Back in the 90s, as I referenced yesterday, there were efforts by Ted Turner to shame people like Bill Gates into philanthropy. It worked in Gates' case, but there have been other efforts by the emerging billionaire class to have at least SOME charitable work, even if it's something as trivial as the Google Money trying to preserve "Old" Nantucket.
With the rise of Trump in 2016, we saw the destruction of so many political norms. He insulted a Gold Star family, people with disabilities, he used slurs, he refused to release his tax returns, he was caught in tape bragging about sexual assault...and he still "won." The lesson that so many people - rich and poor - took from this was that the norms that had largely existed for years, decades or even centuries were now moot.

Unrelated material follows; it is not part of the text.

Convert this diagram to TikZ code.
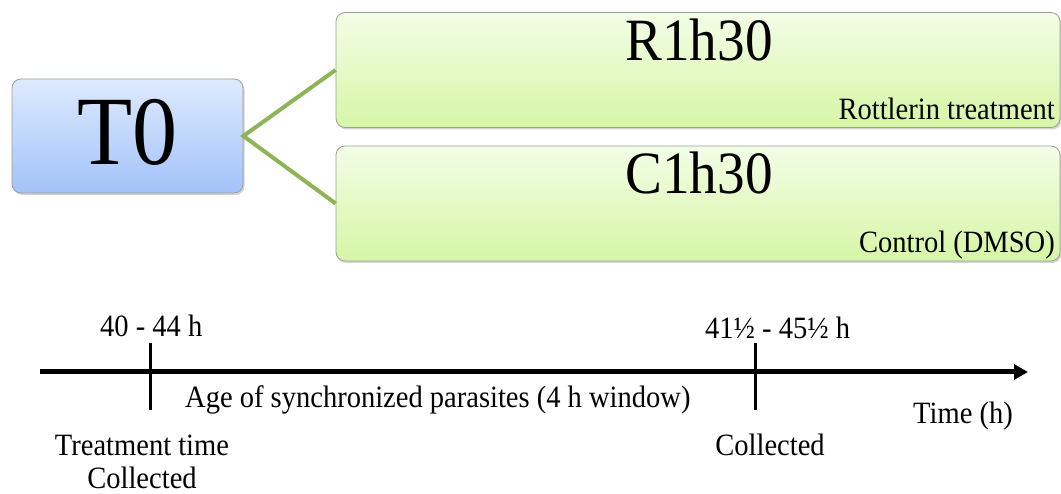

We recently saw this on Twitter after Trump's re-election, with people using the slur "retarded" with virulent gusto. It's juvenile and the very definition of "punching down" in ways that any normally emotionally adjusted person would find gross and cruel. Look, I don't think I need to put my pronouns in my email signature; I think my gender presentation is pretty straightforward. Having to do so was annoying for a few moments, but I got over it, because I'm an adult. There are, however, people who made opposing these actions their whole personality. Bullying became an act of rebellion against the norms that have arisen over the last few decades.
For the superrich, they've always been more constrained by norms more than laws. Rockefeller and Vanderbilt were sons of bitches. Rockefeller, though, pretended to piety in ways that eventually moved him towards some charitable work. Certainly the example of someone like Carnegie pricked the sensibilities of other very rich men. Today, our leading philanthropist is likely MacKenzie Scott, Jeff Bezos' ex-wife, who has given roughly $26 billion in gifts. Bezos himself has given "only" $4 billion; Musk really hasn't given anything. Those sorts of billionaires have the capacity to change the world for the poor, but instead they spend lavishly on themselves and their hobby horses.
When we finally de-Trumpify America, one of our priorities has to be writing stronger rules to constrain the rich. Trump has taught them a lesson that Rockefeller or even Vanderbilt never learned: When you're rich, they let you do it.